Work instructions: Repeat the material below exactly, with no pictures.

--------

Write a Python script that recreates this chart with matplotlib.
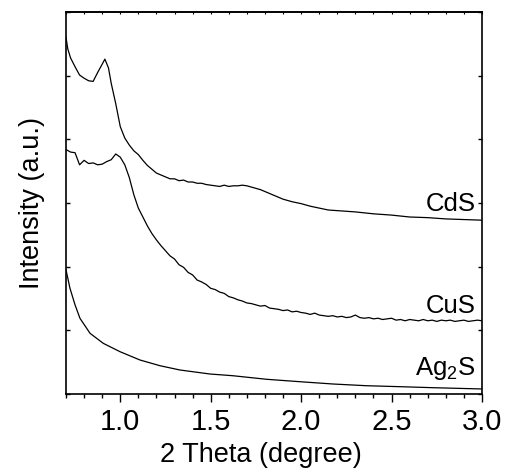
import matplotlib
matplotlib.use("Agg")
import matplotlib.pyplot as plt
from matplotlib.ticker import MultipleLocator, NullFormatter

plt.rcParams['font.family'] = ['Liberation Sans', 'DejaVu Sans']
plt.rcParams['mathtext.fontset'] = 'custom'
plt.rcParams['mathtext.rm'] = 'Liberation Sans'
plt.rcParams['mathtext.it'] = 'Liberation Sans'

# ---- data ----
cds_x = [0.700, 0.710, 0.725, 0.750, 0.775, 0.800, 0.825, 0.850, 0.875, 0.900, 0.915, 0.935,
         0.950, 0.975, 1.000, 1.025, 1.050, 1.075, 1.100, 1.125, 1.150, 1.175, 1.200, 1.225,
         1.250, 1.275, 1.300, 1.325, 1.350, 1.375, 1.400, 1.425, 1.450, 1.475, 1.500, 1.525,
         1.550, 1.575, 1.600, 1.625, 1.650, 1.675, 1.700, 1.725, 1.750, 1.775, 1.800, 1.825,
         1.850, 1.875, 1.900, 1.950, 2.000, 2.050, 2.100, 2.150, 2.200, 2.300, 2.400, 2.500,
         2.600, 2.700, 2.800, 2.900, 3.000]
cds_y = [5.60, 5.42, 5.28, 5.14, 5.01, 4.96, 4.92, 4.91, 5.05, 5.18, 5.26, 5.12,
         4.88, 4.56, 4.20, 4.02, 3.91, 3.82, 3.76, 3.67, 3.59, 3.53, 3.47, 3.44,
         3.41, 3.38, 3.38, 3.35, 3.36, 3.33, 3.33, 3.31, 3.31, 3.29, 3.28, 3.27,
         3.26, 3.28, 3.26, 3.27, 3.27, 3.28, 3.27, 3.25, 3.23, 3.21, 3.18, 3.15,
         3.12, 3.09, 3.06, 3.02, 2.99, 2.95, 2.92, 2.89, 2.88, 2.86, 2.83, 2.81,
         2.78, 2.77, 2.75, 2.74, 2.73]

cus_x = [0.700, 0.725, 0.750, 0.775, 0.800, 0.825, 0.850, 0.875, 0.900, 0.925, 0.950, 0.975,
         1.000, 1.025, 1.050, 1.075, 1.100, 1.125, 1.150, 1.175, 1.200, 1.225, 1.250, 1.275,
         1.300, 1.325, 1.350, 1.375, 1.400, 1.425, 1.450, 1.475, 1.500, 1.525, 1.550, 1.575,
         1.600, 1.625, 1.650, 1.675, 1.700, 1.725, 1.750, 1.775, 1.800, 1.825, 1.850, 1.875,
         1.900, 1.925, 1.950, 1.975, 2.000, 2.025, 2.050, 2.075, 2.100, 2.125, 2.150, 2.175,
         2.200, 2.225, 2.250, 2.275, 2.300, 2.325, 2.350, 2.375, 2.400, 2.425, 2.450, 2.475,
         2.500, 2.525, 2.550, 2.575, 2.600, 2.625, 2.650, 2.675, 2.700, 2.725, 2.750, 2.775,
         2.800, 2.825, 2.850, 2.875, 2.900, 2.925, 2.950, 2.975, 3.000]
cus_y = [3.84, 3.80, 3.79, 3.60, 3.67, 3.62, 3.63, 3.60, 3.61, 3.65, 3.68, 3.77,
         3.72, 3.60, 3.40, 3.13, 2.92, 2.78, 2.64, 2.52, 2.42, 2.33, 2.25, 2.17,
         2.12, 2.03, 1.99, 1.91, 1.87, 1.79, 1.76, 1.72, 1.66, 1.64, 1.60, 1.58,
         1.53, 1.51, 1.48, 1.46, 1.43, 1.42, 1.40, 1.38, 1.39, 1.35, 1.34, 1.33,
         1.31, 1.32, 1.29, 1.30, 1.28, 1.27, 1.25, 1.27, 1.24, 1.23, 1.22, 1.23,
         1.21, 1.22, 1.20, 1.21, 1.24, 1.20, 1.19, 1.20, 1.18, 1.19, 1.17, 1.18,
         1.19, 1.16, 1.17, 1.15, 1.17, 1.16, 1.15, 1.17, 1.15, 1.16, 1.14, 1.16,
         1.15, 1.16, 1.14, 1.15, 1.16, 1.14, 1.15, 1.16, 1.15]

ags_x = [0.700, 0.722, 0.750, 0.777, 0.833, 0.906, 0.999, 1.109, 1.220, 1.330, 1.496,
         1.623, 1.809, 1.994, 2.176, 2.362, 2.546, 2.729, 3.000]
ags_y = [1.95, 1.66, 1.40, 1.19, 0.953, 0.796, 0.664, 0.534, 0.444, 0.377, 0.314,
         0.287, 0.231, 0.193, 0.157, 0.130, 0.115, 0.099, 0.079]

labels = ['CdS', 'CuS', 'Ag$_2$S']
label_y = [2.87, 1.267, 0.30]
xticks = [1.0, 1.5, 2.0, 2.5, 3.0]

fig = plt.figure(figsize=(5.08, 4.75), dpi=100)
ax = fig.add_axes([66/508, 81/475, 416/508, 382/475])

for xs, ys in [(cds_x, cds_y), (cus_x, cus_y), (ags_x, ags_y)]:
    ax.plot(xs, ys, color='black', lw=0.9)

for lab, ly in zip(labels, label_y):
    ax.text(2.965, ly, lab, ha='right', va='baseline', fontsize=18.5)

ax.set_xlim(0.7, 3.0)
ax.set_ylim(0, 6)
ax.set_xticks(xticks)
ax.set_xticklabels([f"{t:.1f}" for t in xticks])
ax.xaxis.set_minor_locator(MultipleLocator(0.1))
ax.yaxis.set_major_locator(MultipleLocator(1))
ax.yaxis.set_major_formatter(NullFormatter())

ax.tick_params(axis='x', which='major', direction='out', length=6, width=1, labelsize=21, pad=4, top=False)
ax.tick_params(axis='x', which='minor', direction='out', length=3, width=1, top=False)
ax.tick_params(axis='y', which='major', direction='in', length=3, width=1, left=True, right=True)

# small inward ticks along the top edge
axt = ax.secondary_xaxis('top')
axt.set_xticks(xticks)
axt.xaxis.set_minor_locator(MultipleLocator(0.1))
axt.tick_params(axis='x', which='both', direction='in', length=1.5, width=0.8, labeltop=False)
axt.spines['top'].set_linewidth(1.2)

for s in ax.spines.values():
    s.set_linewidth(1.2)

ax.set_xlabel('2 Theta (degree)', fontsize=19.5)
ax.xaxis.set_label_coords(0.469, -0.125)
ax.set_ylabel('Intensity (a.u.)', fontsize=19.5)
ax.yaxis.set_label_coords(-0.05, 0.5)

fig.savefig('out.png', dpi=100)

--------

Final answer:
Write a Python script that recreates this chart with matplotlib.
import matplotlib
matplotlib.use("Agg")
import matplotlib.pyplot as plt
from matplotlib.ticker import MultipleLocator, NullFormatter

plt.rcParams['font.family'] = ['Liberation Sans', 'DejaVu Sans']
plt.rcParams['mathtext.fontset'] = 'custom'
plt.rcParams['mathtext.rm'] = 'Liberation Sans'
plt.rcParams['mathtext.it'] = 'Liberation Sans'

# ---- data ----
cds_x = [0.700, 0.710, 0.725, 0.750, 0.775, 0.800, 0.825, 0.850, 0.875, 0.900, 0.915, 0.935,
         0.950, 0.975, 1.000, 1.025, 1.050, 1.075, 1.100, 1.125, 1.150, 1.175, 1.200, 1.225,
         1.250, 1.275, 1.300, 1.325, 1.350, 1.375, 1.400, 1.425, 1.450, 1.475, 1.500, 1.525,
         1.550, 1.575, 1.600, 1.625, 1.650, 1.675, 1.700, 1.725, 1.750, 1.775, 1.800, 1.825,
         1.850, 1.875, 1.900, 1.950, 2.000, 2.050, 2.100, 2.150, 2.200, 2.300, 2.400, 2.500,
         2.600, 2.700, 2.800, 2.900, 3.000]
cds_y = [5.60, 5.42, 5.28, 5.14, 5.01, 4.96, 4.92, 4.91, 5.05, 5.18, 5.26, 5.12,
         4.88, 4.56, 4.20, 4.02, 3.91, 3.82, 3.76, 3.67, 3.59, 3.53, 3.47, 3.44,
         3.41, 3.38, 3.38, 3.35, 3.36, 3.33, 3.33, 3.31, 3.31, 3.29, 3.28, 3.27,
         3.26, 3.28, 3.26, 3.27, 3.27, 3.28, 3.27, 3.25, 3.23, 3.21, 3.18, 3.15,
         3.12, 3.09, 3.06, 3.02, 2.99, 2.95, 2.92, 2.89, 2.88, 2.86, 2.83, 2.81,
         2.78, 2.77, 2.75, 2.74, 2.73]

cus_x = [0.700, 0.725, 0.750, 0.775, 0.800, 0.825, 0.850, 0.875, 0.900, 0.925, 0.950, 0.975,
         1.000, 1.025, 1.050, 1.075, 1.100, 1.125, 1.150, 1.175, 1.200, 1.225, 1.250, 1.275,
         1.300, 1.325, 1.350, 1.375, 1.400, 1.425, 1.450, 1.475, 1.500, 1.525, 1.550, 1.575,
         1.600, 1.625, 1.650, 1.675, 1.700, 1.725, 1.750, 1.775, 1.800, 1.825, 1.850, 1.875,
         1.900, 1.925, 1.950, 1.975, 2.000, 2.025, 2.050, 2.075, 2.100, 2.125, 2.150, 2.175,
         2.200, 2.225, 2.250, 2.275, 2.300, 2.325, 2.350, 2.375, 2.400, 2.425, 2.450, 2.475,
         2.500, 2.525, 2.550, 2.575, 2.600, 2.625, 2.650, 2.675, 2.700, 2.725, 2.750, 2.775,
         2.800, 2.825, 2.850, 2.875, 2.900, 2.925, 2.950, 2.975, 3.000]
cus_y = [3.84, 3.80, 3.79, 3.60, 3.67, 3.62, 3.63, 3.60, 3.61, 3.65, 3.68, 3.77,
         3.72, 3.60, 3.40, 3.13, 2.92, 2.78, 2.64, 2.52, 2.42, 2.33, 2.25, 2.17,
         2.12, 2.03, 1.99, 1.91, 1.87, 1.79, 1.76, 1.72, 1.66, 1.64, 1.60, 1.58,
         1.53, 1.51, 1.48, 1.46, 1.43, 1.42, 1.40, 1.38, 1.39, 1.35, 1.34, 1.33,
         1.31, 1.32, 1.29, 1.30, 1.28, 1.27, 1.25, 1.27, 1.24, 1.23, 1.22, 1.23,
         1.21, 1.22, 1.20, 1.21, 1.24, 1.20, 1.19, 1.20, 1.18, 1.19, 1.17, 1.18,
         1.19, 1.16, 1.17, 1.15, 1.17, 1.16, 1.15, 1.17, 1.15, 1.16, 1.14, 1.16,
         1.15, 1.16, 1.14, 1.15, 1.16, 1.14, 1.15, 1.16, 1.15]

ags_x = [0.700, 0.722, 0.750, 0.777, 0.833, 0.906, 0.999, 1.109, 1.220, 1.330, 1.496,
         1.623, 1.809, 1.994, 2.176, 2.362, 2.546, 2.729, 3.000]
ags_y = [1.95, 1.66, 1.40, 1.19, 0.953, 0.796, 0.664, 0.534, 0.444, 0.377, 0.314,
         0.287, 0.231, 0.193, 0.157, 0.130, 0.115, 0.099, 0.079]

labels = ['CdS', 'CuS', 'Ag$_2$S']
label_y = [2.87, 1.267, 0.30]
xticks = [1.0, 1.5, 2.0, 2.5, 3.0]

fig = plt.figure(figsize=(5.08, 4.75), dpi=100)
ax = fig.add_axes([66/508, 81/475, 416/508, 382/475])

for xs, ys in [(cds_x, cds_y), (cus_x, cus_y), (ags_x, ags_y)]:
    ax.plot(xs, ys, color='black', lw=0.9)

for lab, ly in zip(labels, label_y):
    ax.text(2.965, ly, lab, ha='right', va='baseline', fontsize=18.5)

ax.set_xlim(0.7, 3.0)
ax.set_ylim(0, 6)
ax.set_xticks(xticks)
ax.set_xticklabels([f"{t:.1f}" for t in xticks])
ax.xaxis.set_minor_locator(MultipleLocator(0.1))
ax.yaxis.set_major_locator(MultipleLocator(1))
ax.yaxis.set_major_formatter(NullFormatter())

ax.tick_params(axis='x', which='major', direction='out', length=6, width=1, labelsize=21, pad=4, top=False)
ax.tick_params(axis='x', which='minor', direction='out', length=3, width=1, top=False)
ax.tick_params(axis='y', which='major', direction='in', length=3, width=1, left=True, right=True)

# small inward ticks along the top edge
axt = ax.secondary_xaxis('top')
axt.set_xticks(xticks)
axt.xaxis.set_minor_locator(MultipleLocator(0.1))
axt.tick_params(axis='x', which='both', direction='in', length=1.5, width=0.8, labeltop=False)
axt.spines['top'].set_linewidth(1.2)

for s in ax.spines.values():
    s.set_linewidth(1.2)

ax.set_xlabel('2 Theta (degree)', fontsize=19.5)
ax.xaxis.set_label_coords(0.469, -0.125)
ax.set_ylabel('Intensity (a.u.)', fontsize=19.5)
ax.yaxis.set_label_coords(-0.05, 0.5)

fig.savefig('out.png', dpi=100)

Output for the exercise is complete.